What this task involves: Pull each line holding "with" out of the entries below.

(Charts and diagrams as code)
━━━━━━━━━━━━━━━━━━━━━━━━━━━━━━

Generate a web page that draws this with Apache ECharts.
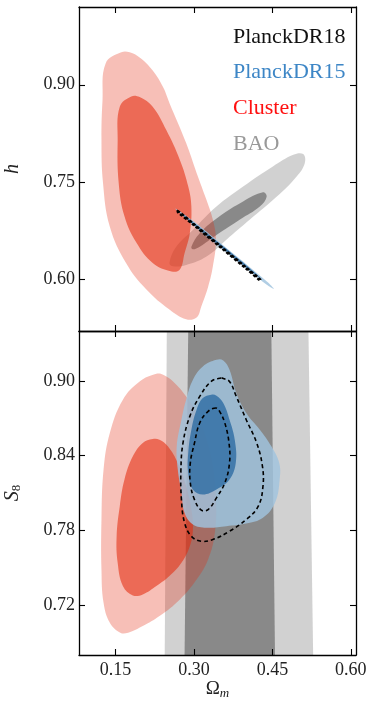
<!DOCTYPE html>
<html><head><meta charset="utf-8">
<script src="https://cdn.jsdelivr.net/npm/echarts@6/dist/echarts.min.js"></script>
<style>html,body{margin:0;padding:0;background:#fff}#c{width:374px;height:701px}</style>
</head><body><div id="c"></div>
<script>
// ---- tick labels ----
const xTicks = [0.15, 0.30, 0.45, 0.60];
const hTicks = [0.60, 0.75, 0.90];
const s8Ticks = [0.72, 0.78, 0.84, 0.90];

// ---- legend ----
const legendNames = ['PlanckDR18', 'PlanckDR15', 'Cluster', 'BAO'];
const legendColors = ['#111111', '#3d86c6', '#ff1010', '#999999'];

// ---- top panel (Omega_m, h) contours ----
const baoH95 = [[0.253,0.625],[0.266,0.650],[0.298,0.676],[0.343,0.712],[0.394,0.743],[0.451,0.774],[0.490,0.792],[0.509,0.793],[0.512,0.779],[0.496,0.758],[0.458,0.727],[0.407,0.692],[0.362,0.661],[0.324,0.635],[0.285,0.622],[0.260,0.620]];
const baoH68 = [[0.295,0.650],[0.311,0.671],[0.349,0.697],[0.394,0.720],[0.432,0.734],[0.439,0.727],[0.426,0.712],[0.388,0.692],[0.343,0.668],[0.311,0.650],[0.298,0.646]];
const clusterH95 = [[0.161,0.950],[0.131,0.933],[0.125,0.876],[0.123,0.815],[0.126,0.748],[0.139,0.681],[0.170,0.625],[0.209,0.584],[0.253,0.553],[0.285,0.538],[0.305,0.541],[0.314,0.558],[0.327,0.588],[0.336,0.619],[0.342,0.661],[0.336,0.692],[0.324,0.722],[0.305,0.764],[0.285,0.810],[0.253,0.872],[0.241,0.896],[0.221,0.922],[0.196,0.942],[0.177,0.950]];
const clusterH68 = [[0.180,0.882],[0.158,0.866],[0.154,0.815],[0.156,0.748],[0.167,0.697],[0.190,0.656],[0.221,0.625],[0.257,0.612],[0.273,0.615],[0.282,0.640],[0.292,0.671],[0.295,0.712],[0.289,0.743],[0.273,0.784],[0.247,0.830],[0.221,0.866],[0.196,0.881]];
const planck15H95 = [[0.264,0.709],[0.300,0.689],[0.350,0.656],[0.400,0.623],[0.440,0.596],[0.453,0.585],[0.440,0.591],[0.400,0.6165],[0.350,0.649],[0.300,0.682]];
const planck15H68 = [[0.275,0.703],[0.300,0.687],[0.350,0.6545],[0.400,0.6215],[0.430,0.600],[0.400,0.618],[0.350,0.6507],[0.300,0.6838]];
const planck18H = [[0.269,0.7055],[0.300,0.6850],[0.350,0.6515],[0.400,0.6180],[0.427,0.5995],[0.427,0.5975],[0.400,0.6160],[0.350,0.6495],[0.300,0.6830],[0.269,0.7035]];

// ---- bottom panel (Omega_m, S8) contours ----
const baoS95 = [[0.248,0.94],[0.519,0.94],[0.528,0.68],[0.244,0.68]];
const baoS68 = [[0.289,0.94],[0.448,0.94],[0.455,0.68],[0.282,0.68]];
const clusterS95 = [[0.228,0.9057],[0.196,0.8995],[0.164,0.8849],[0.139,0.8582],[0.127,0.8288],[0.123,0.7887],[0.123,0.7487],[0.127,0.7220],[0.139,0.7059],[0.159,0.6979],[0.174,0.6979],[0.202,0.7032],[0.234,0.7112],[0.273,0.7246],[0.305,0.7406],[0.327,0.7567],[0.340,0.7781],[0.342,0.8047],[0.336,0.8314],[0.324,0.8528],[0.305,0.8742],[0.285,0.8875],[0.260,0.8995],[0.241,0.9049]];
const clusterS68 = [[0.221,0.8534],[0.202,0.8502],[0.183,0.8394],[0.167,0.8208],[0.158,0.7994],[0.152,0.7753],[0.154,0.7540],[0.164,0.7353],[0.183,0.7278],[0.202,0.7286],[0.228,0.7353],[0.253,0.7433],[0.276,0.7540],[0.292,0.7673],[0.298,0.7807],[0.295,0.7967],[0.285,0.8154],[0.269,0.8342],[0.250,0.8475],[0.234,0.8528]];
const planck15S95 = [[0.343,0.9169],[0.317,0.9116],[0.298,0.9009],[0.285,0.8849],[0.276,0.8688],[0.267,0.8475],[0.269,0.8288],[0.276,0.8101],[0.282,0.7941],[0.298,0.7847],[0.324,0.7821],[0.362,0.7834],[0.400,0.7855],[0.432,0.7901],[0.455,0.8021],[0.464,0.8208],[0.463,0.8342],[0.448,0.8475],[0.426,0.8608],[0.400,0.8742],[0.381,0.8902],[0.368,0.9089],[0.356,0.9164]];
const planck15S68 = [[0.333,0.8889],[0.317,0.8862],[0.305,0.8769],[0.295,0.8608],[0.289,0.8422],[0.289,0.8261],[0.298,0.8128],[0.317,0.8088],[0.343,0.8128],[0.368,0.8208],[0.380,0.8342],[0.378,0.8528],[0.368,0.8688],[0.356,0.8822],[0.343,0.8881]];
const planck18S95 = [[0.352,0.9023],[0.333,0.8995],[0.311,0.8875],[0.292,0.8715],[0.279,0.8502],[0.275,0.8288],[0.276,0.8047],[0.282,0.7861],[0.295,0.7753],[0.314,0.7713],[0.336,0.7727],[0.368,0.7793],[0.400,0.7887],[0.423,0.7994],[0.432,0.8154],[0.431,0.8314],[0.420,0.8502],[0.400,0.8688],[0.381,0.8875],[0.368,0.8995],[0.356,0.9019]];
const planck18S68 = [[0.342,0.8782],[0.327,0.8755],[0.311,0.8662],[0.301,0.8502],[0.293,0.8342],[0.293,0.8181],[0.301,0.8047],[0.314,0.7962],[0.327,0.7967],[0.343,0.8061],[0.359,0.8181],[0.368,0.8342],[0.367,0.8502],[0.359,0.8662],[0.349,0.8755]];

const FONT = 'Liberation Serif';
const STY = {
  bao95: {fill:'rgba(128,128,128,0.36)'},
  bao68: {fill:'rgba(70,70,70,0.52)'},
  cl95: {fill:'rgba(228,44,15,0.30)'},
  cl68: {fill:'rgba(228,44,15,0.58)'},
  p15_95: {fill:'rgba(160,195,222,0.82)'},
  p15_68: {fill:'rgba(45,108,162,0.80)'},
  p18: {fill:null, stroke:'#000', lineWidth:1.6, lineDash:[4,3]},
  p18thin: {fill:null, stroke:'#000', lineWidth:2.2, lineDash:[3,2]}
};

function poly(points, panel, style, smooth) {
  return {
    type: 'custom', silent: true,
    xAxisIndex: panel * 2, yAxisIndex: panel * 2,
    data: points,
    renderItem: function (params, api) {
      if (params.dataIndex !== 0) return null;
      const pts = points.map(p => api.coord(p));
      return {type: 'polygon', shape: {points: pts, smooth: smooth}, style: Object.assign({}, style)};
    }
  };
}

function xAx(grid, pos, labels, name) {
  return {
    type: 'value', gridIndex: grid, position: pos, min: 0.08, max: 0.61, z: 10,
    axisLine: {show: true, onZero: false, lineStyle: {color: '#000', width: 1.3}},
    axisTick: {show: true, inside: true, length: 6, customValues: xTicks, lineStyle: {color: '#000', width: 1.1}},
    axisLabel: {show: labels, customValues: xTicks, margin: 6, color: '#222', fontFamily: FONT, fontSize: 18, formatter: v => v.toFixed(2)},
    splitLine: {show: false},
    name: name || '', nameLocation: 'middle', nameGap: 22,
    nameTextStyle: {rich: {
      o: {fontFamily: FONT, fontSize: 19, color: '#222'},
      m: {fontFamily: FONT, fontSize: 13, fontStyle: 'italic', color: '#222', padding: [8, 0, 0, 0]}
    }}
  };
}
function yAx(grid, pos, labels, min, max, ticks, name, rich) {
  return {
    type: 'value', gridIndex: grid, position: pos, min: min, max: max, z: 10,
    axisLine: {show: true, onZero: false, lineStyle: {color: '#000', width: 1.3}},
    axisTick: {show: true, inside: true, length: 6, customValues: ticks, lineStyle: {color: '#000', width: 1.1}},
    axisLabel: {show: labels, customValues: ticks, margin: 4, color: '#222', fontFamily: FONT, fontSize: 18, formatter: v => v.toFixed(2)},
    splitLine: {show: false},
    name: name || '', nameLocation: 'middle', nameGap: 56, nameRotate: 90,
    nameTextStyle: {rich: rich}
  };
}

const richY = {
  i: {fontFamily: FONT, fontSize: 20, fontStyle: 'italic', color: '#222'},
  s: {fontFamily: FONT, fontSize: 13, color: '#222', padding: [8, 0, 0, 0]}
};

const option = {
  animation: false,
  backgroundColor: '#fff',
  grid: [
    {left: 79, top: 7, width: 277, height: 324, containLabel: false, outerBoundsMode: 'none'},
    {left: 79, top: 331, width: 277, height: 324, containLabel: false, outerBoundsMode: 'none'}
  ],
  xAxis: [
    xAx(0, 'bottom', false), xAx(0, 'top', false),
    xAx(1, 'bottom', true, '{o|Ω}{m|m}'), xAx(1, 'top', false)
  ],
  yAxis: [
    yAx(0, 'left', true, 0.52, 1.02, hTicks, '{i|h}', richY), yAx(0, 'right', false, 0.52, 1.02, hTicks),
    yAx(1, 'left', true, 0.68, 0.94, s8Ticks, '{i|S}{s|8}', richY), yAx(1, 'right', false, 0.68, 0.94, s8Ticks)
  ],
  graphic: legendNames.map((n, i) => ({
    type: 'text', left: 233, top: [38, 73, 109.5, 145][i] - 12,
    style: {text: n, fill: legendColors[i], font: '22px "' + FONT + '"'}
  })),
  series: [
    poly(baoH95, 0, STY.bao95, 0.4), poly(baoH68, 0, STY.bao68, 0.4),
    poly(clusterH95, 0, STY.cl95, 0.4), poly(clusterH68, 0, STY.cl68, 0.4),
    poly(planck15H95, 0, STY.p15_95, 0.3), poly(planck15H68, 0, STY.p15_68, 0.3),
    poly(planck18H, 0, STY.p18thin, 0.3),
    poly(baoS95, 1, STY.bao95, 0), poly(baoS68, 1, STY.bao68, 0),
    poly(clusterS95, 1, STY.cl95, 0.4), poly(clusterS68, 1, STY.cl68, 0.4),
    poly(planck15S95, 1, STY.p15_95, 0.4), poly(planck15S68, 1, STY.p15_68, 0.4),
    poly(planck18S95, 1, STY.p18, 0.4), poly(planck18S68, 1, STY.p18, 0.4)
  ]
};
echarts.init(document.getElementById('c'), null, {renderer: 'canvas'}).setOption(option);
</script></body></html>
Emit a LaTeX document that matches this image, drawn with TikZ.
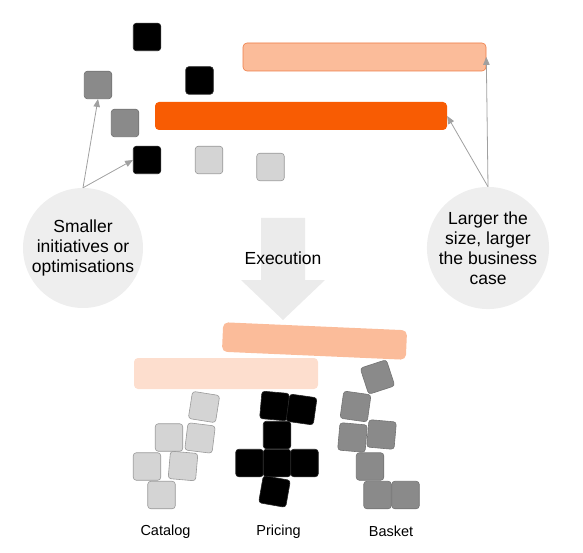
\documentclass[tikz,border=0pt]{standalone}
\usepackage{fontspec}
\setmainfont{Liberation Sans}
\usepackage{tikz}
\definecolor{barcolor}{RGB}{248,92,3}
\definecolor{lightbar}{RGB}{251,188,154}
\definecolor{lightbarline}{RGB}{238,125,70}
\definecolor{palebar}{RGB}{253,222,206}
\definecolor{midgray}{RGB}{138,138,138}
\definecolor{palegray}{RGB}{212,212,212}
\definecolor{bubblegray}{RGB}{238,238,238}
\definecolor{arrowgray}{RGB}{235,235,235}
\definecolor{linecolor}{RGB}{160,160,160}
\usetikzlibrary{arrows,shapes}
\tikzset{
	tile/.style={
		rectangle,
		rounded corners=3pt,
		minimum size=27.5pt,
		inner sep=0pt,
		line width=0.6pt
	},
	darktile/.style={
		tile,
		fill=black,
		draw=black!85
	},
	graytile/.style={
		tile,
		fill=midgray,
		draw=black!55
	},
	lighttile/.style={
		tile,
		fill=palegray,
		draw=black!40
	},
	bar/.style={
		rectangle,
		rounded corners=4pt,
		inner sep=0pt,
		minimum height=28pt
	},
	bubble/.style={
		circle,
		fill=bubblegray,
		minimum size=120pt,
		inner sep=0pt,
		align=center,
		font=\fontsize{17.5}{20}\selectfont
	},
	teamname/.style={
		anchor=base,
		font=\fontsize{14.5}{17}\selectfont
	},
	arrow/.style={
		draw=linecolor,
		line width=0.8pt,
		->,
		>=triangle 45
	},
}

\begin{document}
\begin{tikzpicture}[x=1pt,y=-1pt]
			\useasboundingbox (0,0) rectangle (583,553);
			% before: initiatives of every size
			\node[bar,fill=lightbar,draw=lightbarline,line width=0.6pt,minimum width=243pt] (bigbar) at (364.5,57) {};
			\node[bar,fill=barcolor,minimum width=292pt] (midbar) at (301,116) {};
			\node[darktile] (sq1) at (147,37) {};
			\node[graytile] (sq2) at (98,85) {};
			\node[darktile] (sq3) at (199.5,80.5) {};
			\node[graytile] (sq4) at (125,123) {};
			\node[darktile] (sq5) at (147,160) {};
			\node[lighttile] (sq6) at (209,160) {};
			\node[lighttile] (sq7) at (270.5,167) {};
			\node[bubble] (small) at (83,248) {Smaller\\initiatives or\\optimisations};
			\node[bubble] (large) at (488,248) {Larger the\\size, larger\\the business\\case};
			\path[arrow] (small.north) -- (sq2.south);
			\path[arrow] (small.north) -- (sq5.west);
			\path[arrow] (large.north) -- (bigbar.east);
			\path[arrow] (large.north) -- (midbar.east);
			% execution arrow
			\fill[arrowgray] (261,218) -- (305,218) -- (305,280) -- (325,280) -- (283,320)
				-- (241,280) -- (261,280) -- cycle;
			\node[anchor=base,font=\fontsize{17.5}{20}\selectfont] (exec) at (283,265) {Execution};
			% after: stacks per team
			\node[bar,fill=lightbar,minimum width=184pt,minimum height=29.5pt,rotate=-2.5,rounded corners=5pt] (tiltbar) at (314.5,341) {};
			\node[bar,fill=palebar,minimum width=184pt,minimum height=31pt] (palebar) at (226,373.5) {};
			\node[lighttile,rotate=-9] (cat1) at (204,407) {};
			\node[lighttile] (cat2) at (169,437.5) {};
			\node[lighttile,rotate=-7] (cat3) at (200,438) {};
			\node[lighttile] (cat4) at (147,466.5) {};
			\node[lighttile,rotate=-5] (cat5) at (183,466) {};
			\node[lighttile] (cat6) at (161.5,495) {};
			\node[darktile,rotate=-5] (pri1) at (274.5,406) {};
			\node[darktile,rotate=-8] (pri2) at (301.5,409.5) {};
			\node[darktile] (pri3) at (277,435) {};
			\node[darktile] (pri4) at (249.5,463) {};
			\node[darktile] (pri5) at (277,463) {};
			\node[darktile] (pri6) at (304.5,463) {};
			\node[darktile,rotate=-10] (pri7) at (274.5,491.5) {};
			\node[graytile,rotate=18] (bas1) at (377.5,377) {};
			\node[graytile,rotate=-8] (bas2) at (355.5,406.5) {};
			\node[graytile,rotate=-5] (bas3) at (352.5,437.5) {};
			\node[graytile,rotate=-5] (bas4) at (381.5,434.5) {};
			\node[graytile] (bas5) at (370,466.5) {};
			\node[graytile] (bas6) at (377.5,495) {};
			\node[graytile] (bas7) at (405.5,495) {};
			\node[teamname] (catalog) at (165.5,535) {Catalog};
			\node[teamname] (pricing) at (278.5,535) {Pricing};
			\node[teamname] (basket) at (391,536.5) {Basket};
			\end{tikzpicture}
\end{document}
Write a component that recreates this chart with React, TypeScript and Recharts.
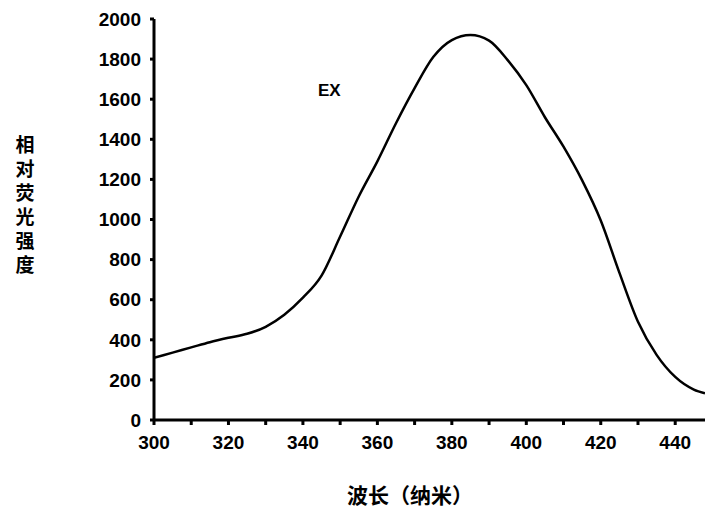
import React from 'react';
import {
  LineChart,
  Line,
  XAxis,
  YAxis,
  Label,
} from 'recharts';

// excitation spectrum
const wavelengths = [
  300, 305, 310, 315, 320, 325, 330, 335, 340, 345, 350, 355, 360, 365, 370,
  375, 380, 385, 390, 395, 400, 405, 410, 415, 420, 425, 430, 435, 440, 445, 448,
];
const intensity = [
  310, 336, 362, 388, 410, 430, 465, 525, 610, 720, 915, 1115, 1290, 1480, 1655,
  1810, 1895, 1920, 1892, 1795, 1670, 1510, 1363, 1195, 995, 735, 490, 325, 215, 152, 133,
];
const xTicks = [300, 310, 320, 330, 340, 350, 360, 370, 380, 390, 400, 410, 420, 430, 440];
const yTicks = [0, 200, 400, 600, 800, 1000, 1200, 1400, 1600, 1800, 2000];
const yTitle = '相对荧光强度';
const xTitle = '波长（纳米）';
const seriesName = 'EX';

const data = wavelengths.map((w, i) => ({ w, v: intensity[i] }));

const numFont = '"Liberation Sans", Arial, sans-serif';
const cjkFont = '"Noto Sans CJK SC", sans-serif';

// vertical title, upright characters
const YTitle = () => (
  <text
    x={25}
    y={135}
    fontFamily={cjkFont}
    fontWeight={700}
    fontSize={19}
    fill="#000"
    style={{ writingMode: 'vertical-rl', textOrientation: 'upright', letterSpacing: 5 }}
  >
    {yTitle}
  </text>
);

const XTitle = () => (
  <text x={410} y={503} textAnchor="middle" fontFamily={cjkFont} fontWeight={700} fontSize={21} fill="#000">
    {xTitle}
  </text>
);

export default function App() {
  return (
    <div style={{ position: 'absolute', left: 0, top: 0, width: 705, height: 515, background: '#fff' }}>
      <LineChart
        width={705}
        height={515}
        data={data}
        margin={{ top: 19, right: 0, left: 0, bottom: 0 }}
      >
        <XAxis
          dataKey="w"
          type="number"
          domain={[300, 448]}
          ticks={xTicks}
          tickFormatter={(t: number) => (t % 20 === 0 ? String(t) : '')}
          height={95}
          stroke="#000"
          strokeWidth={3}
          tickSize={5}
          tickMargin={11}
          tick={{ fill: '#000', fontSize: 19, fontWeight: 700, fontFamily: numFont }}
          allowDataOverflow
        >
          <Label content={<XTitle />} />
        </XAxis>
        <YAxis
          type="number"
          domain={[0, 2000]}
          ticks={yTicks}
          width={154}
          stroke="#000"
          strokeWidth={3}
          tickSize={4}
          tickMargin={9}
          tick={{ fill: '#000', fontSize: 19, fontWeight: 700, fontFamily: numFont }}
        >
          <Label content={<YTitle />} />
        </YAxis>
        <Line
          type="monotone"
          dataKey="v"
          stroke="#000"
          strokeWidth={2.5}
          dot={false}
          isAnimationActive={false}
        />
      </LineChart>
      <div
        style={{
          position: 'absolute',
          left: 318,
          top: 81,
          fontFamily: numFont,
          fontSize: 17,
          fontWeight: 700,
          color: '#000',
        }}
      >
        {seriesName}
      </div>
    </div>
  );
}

━━━━━━━━━━━━━━━━━━━━━━━━━━━━━━

Completed task:
Generate a web page that draws this with Apache ECharts.
Emit a LaTeX document that matches this image, drawn with TikZ.
Write a component that recreates this chart with React, TypeScript and Recharts.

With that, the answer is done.